Une inflation faible et stable est source de surcroît de production, de stabilité de l’emploi, de croissance élevée et de meilleurs résultats en matière de développement. À l’inverse, une inflation élevée érode la croissance en sapant la confiance des investisseurs et les incitations à l’épargne. Hormis quelques exceptions notables, les marchés émergents et les économies en développement ont réussi l’exploit de réduire leur taux d’inflation à deux chiffres des années 70 pour le ramener à environ 3,5 % en 2018.

Le maintien de l’inflation à un faible niveau n’est toutefois pas garanti et divers facteurs peuvent contribuer à accélérer la hausse des prix dans les années à venir. Dix ans après la crise financière mondiale, de nombreuses économies fonctionnent à un niveau de plein-emploi ou presque.Le rythme de l’intégration économique mondiale pourrait ralentir ou s’inverser. L’indépendance et la transparence des banques centrales, acquises de longue lutte, pourraient s’éroder sous la pression du financement de l’État. L’accroissement de la dette risque de fragiliser les engagements en faveur de rigoureux régimes budgétaires et monétaires.

Si les pressions inflationnistes s’intensifient à l’échelle mondiale, les responsables de l’action publique peuvent protéger leurs administrés en redoublant d’efforts pour défendre l’indépendance des banques centrales, en instaurant des cadres budgétaires à même de garantir la viabilité de la dette et en maintenant en place des mécanismes de régulation pour surmonter les retournements de conjoncture économique.

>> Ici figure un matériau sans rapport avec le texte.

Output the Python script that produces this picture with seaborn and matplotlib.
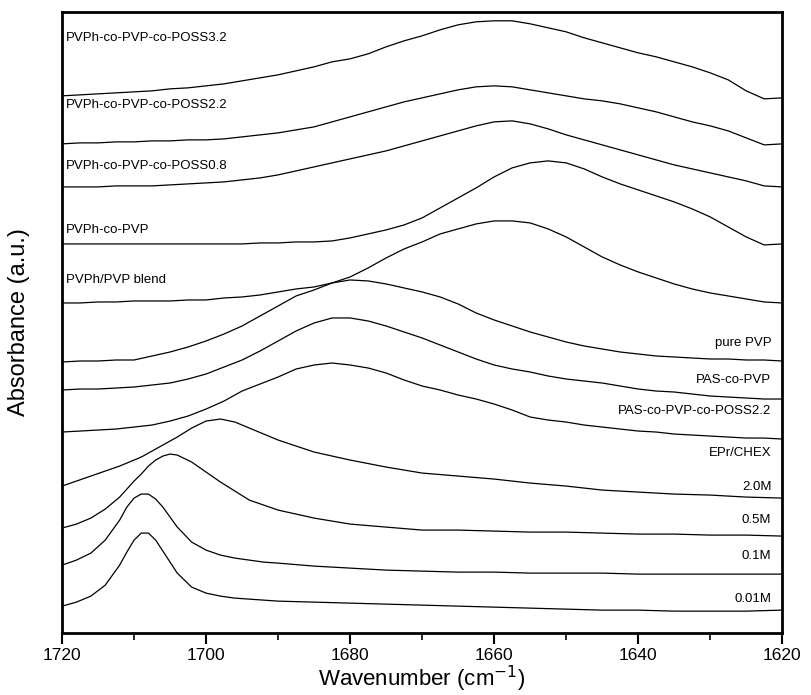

À l’heure où les perspectives économiques mondiales s’assombrissent, l’impératif du maintien de la dynamique économique demande une optimisation des possibilités de croissance, l’évitement des chausse-trappes et l’établissement de mécanismes de régulation pour parer à d’éventuels chocs. Les enseignements tirés des expériences passées en matière d’endettement, de confiance dans les institutions publiques, de sécurité alimentaire et de stabilité des prix peuvent servir de guide dans un environnement toujours plus exigeant.